El primer Ger se llamaba Emilio, un
extremeño postgraduado, que preparaba oposiciones a registrador de la
propiedad, siempre rodeado de una bruma impenetrable y que se refugiaba en los
Avidugerios para no enloquecer. El segundo Ger, Jaime, el innombrable de la bronca
final, era un espigado estudiante de la politécnica que pasó de la adoración al
odio hacia, sea lo que fuera, representábamos para él. A Gonzalo y a mí nos echaron
de la residencia al terminar el curso. A él por su firme (y ruidoso) compromiso
político; a mí por tratarlo. Otra escena memorable: cuando mi padre, un hombre
liberal, despreocupado por sus hijos en el mejor sentido del término, fue a interesarse
por los motivos de mi expulsión, el director de la residencia, aquel santo
varón, le dijo que yo era maoísta y,
por tanto, incompatible con la moral de la casa y bla, bla, bla. Mi padre
flipaba porque, para empezar, no sabía de qué
coño le estaban hablando: me miró estupefacto y estuvimos a punto de estallar
en carcajadas lo cual empeoró más las cosas. A mí no me extrañó la patraña. Al final, el director habló de
Gonzalo para sugerir que “en adelante debería elegir mejor a mis amigos”. Mi padre,
que ya se había percatado de la calidad del actor, le espetó suavemente, con fingida
seriedad: “¿Figura entre sus funciones elegir los amigos que convienen a
mi hijo?". Nos despidió encendido, con brusquedad y malos modos…

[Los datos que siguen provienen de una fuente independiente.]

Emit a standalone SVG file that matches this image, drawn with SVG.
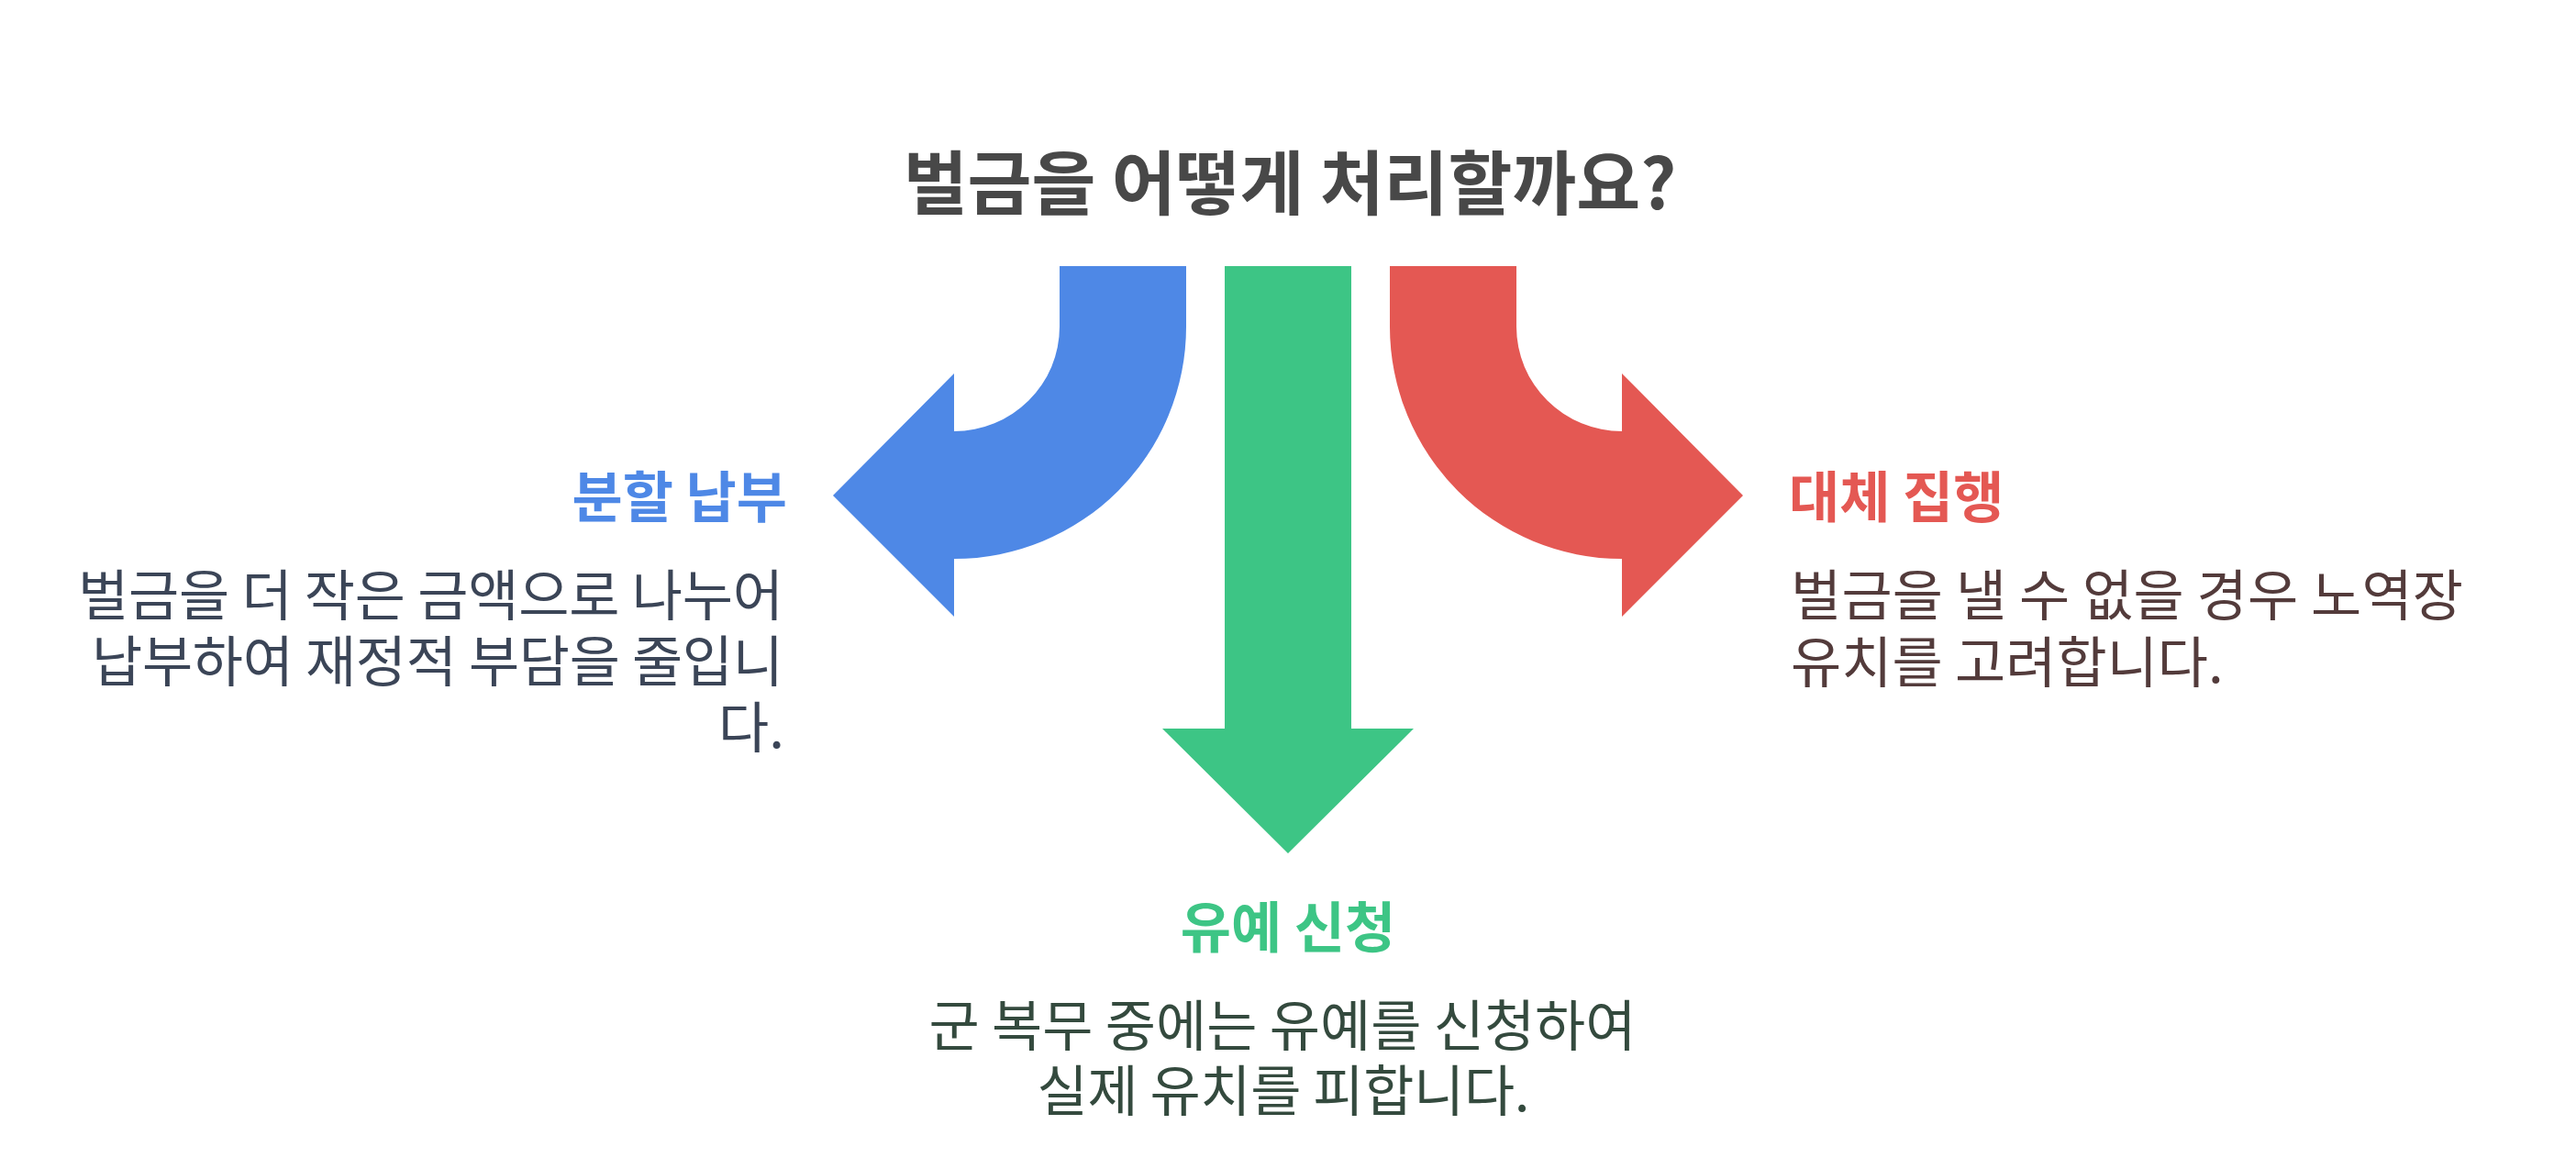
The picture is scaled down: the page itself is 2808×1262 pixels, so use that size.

Al salir del Santo Oficio mi padre me invitó a una caña en
Riaño y simplemente me dijo: ¿Qué te pasa, has perdido el juicio? (la pregunta,
por lo demás, era pertinente). Y no volvimos a hablar
del asunto.
Concluyo. Todavía me gusta el teatro
por esa ley de continuidad entre la vida y el arte que no se aprecia tanto en otros
géneros. Mis recuerdos siguen fieles a esa visión universal del
mundo como voluntad y representación: por ejemplo, mi primer
amor, una escenificación convincente de que existe la esperanza pero no para nosotros; la
universidad, una representación pastoral de la división social del trabajo; mi
segundo amor, una puesta en escena de los ciclos infinitos de la educación
sentimental; el trabajo, una dramatización del poder absoluto del principio de
realidad.
Una sociedad como la nuestra, no se
olvide, basada en las categorías teatrales de rol y estatus.